Through December 30, free, 11:00 am – 5:00 or 7:00 pm
www.pacegallery.com
www.brantfoundation.org
“I have always thought anything could be a model for a painting: someone else’s painting, your own painting, a smudge of dirt,” artist and filmmaker Julian Schnabel explains about his current exhibition, “Self-Portraits of Others,” continuing at the Brant Foundation through December 30. The show was inspired by his discovery, while directing the 2018 Vincent van Gogh biopic At Eternity’s Gate, which starred Willem Dafoe as the Impressionist during the last years of his life in Arles, that van Gogh made different versions of his own works. “I thought I would be in concert with him if I turned the props I had made of Willem for the film into a real painting of mine. Once I embarked on that, I realized I needed to make not one painting of Willem as Vincent, but three, and then I needed in turn to make three of Vincent as Vincent. So, I made not only a painting of my painting but had to make a painting of Vincent’s painting too!” Schnabel adds.
The result is a collection of twenty-five works, made of oil paint, broken plates, and the adhesive Bondo, spread over several floors in which Schnabel depicts Dafoe as Vincent, Vincent as Vincent, Frida Kahlo as Frida Kahlo, his son Cy as Caravaggio as the head of Goliath (David with the Head of Goliath), actor Oscar Isaac as a self-portrait of Caravaggio, Cy as a self-portrait of Velazquez, and, finally, Cy as Titian’s portrait of Jesus.

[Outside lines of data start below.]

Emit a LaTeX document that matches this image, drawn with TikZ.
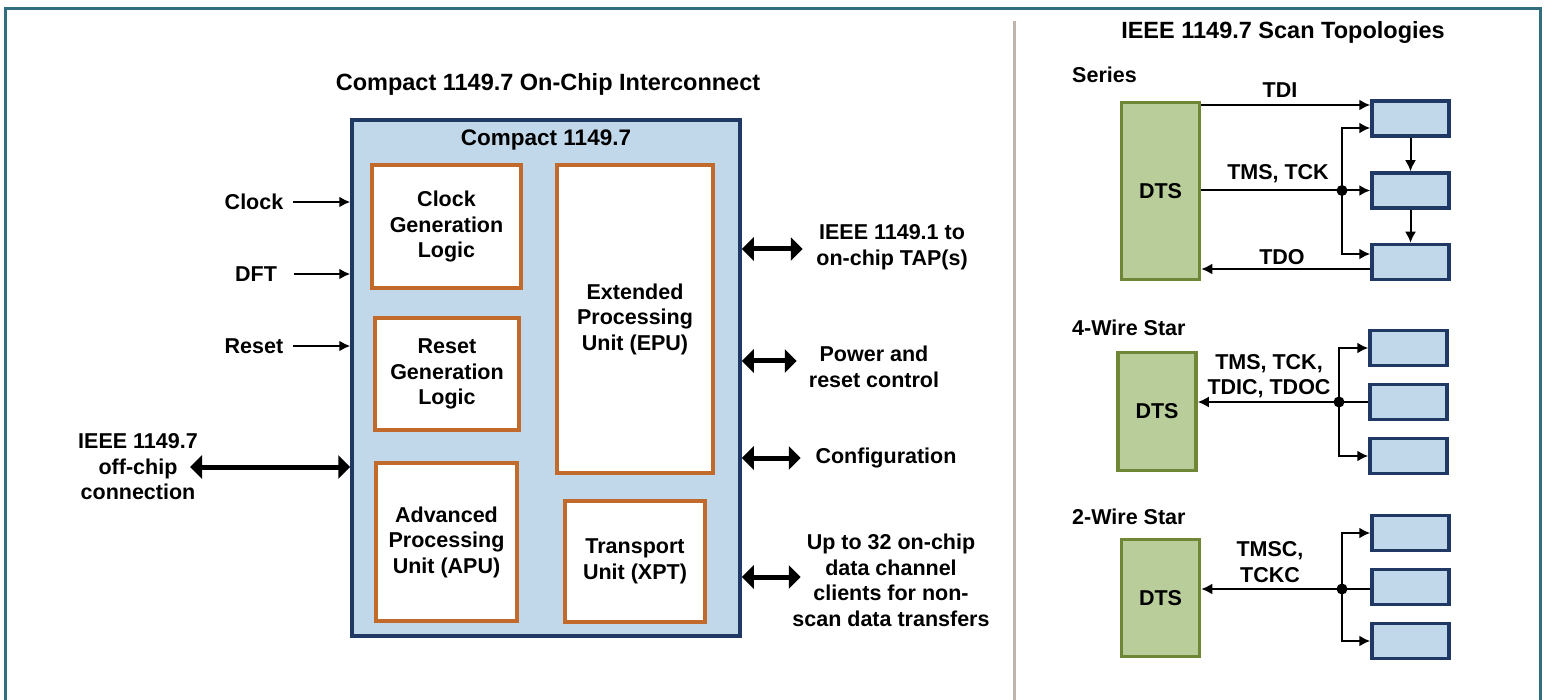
\documentclass[tikz,border=0pt]{standalone}
\usepackage{fontspec}
\setmainfont{Liberation Sans}
\usetikzlibrary{arrows.meta}
\definecolor{framecol}{HTML}{336E80}
\definecolor{sepcol}{HTML}{BEB6AE}
\definecolor{chipfill}{HTML}{C1D8EA}
\definecolor{chipline}{HTML}{1F3864}
\definecolor{unitline}{HTML}{C2692C}
\definecolor{dtsfill}{HTML}{B8CD9A}
\definecolor{dtsline}{HTML}{6E8636}
\tikzset{
    lbl/.style = {font=\fontsize{21.5}{25.5}\selectfont\bfseries, align=center, inner sep=0pt},
    title/.style = {font=\fontsize{23.5}{28}\selectfont\bfseries, inner sep=0pt},
    chip/.style = {draw=chipline, fill=chipfill, line width=3.5pt, rectangle},
    unit/.style = {draw=unitline, fill=white, line width=3.5pt, rectangle, lbl},
    dts/.style = {draw=dtsline, fill=dtsfill, line width=3.5pt, rectangle, lbl,
        minimum width=78pt, minimum height=177pt},
    tap/.style = {draw=chipline, fill=chipfill, line width=3.5pt, rectangle,
        minimum width=77pt, minimum height=35pt},
    sig/.style = {draw, line width=2pt, -{Latex[length=11pt,width=11pt]}},
    bus/.style = {draw, line width=5pt, {Triangle[length=12pt,width=23pt]}-{Triangle[length=12pt,width=23pt]}},
    junction/.style = {circle, fill, inner sep=0pt, minimum size=11pt}
}

\begin{document}
\begin{tikzpicture}[x=1pt,y=-1pt]
    \useasboundingbox (0,0) rectangle (1545,700);
    % frame and separator
    \draw[framecol, line width=3pt] (5,702) -- (5,9) -- (1540,9) -- (1540,702);
    \draw[sepcol, line width=3pt] (1014,21) -- (1014,700);

    % ----- on-chip interconnect -----
    \node[title] at (548,84) {Compact 1149.7 On-Chip Interconnect};
    \node[chip, minimum width=388pt, minimum height=516pt] (chip) at (546,378) {};
    \node[lbl, font=\fontsize{22.5}{27}\selectfont\bfseries] at (546,140) {Compact 1149.7};

    \node[unit, minimum width=149pt, minimum height=123pt] (clkgen) at (446.5,226.5) {Clock\\Generation\\Logic};
    \node[unit, minimum width=144pt, minimum height=112pt] (rstgen) at (447,374) {Reset\\Generation\\Logic};
    \node[unit, minimum width=141pt, minimum height=158pt] (apu) at (446.5,542) {Advanced\\Processing\\Unit (APU)};
    \node[unit, minimum width=156pt, minimum height=308pt] (epu) at (635,319) {Extended\\Processing\\Unit (EPU)};
    \node[unit, minimum width=140pt, minimum height=121pt] (xpt) at (635,561.5) {Transport\\Unit (XPT)};

    % inputs
    \node[lbl] (clk) at (254,202) {Clock};
    \node[lbl] (dft) at (256,274) {DFT};
    \node[lbl] (rst) at (254,346) {Reset};
    \draw[sig] ([xshift=10pt]clk.east) -- (clk.east -| chip.west);
    \draw[sig] ([xshift=17pt]dft.east) -- (dft.east -| chip.west);
    \draw[sig] ([xshift=10pt]rst.east) -- (rst.east -| chip.west);

    \node[lbl] (offchip) at (138,467) {IEEE 1149.7\\off-chip\\connection};
    \coordinate (offend) at (190,467);
    \draw[bus] (offend) -- (offend -| chip.west);

    % outputs
    \node[lbl] (tap) at (892,247) {IEEE 1149.1 to\\on-chip TAP(s)};
    \node[lbl] (pwr) at (874,367) {Power and\\reset control};
    \node[lbl] (cfg) at (886,458) {Configuration};
    \node[lbl] (dch) at (891,580.5) {Up to 32 on-chip\\data channel\\clients for non-\\scan data transfers};
    \draw[bus] (chip.east |- 0,249) -- ++(61,0);
    \draw[bus] (chip.east |- 0,361) -- ++(55,0);
    \draw[bus] (chip.east |- cfg.west) -- ++(59,0);
    \draw[bus] (chip.east |- 0,577) -- ++(59,0);

    % ----- scan topologies -----
    \node[title] at (1283,32) {IEEE 1149.7 Scan Topologies};

    % series
    \node[lbl, anchor=west] at (1072,75) {Series};
    \node[dts] (dtsS) at (1160.5,191) {DTS};
    \node[tap] (tapS1) at (1410.5,118.5) {};
    \node[tap] (tapS2) at (1410.5,190.5) {};
    \node[tap] (tapS3) at (1410.5,262) {};
    \coordinate (tdi) at ([yshift=13.5pt]tapS1.west);
    \coordinate (tdo) at ([yshift=-7pt]tapS3.west);
    \draw[sig] (dtsS.east |- tdi) -- (tdi);
    \draw[sig] (dtsS.east |- tapS2.west) -- (tapS2.west);
    \node[junction] (jS) at (1342,190.5) {};
    \draw[sig] (jS.center) |- ([yshift=-9.5pt]tapS1.west);
    \draw[sig] (jS.center) |- ([yshift=8pt]tapS3.west);
    \draw[sig] (tdo) -- (dtsS.east |- tdo);
    \draw[sig] (tapS1.south) -- (tapS2.north);
    \draw[sig] (tapS2.south) -- (tapS3.north);
    \node[lbl] at (1280,90) {TDI};
    \node[lbl] at (1278,174) {TMS, TCK};
    \node[lbl] at (1282,257) {TDO};

    % 4-wire star
    \node[lbl, anchor=west] at (1072,328) {4-Wire Star};
    \node[dts, minimum height=118pt] (dtsF) at (1157,411.5) {DTS};
    \node[tap] (tapF1) at (1408.5,348) {};
    \node[tap] (tapF2) at (1408.5,402) {};
    \node[tap] (tapF3) at (1408.5,456) {};
    \node[junction] (jF) at (1339,402) {};
    \draw[sig, {Latex[length=11pt,width=11pt]}-] (dtsF.east |- tapF2.west) -- (tapF2.west);
    \draw[sig] (jF.center) |- (tapF1.west);
    \draw[sig] (jF.center) |- (tapF3.west);
    \node[lbl] at (1269,376) {TMS, TCK,\\TDIC, TDOC};

    % 2-wire star
    \node[lbl, anchor=west] at (1072,517) {2-Wire Star};
    \node[dts, minimum height=117pt] (dtsT) at (1160.5,598) {DTS};
    \node[tap] (tapT1) at (1410.5,533) {};
    \node[tap] (tapT2) at (1410.5,587) {};
    \node[tap] (tapT3) at (1410.5,641) {};
    \node[junction] (jT) at (1342,589) {};
    \draw[sig, {Latex[length=11pt,width=11pt]}-] (dtsT.east |- jT) -- (tapT2.west |- jT);
    \draw[sig] (jT.center) |- (tapT1.west);
    \draw[sig] (jT.center) |- (tapT3.west);
    \node[lbl] at (1270,562) {TMSC,\\TCKC};
\end{tikzpicture}
\end{document}
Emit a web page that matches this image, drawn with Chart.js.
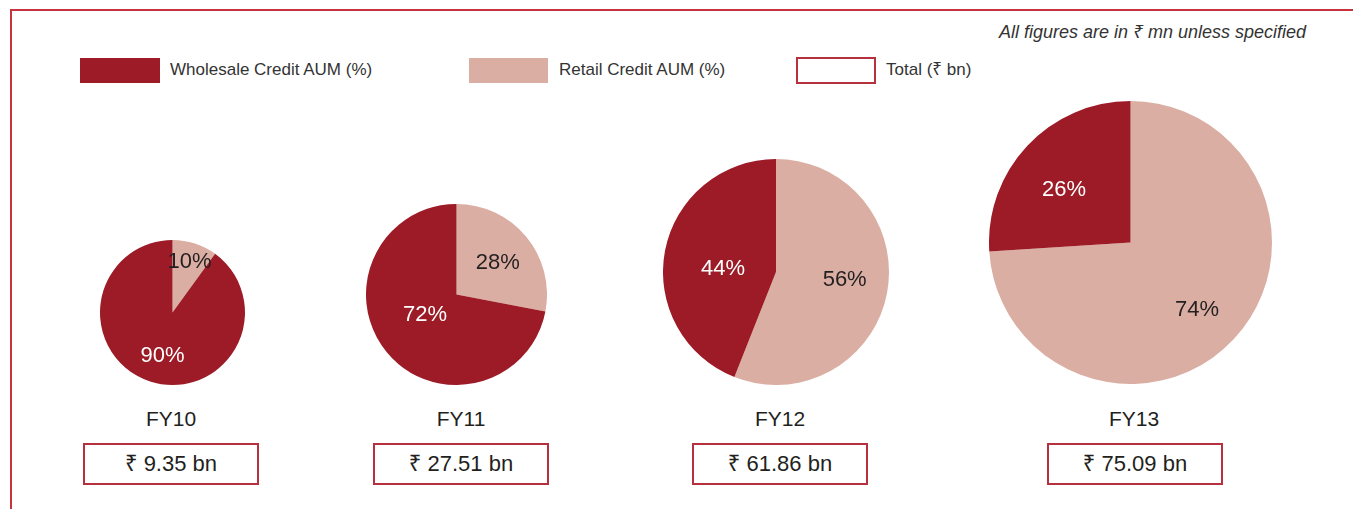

While it is only possible to capture the overall impact of the painting from a distance, especially when viewed through a camera, up-close inspection reveals the remarkable lengths Schnabel went to in order to create the (self) portraits, meticulously and painstakingly painting over the broken plates, a process he has used since the late 1970s and includes a series of portraits of industrialist and magazine publisher Peter Brant and his children in 2011. The show combines art history with pop culture by a visual artist who has built a film career writing and directing works about other artists: painter and musician Jean-Michel Basquiat (Basquiat), author Reinaldo Arenas (Before Night Falls), French writer Jean-Dominique Bauby (The Diving Bell and the Butterfly), and musician Lou Reed (Lou Reed’s Berlin) in addition to van Gogh.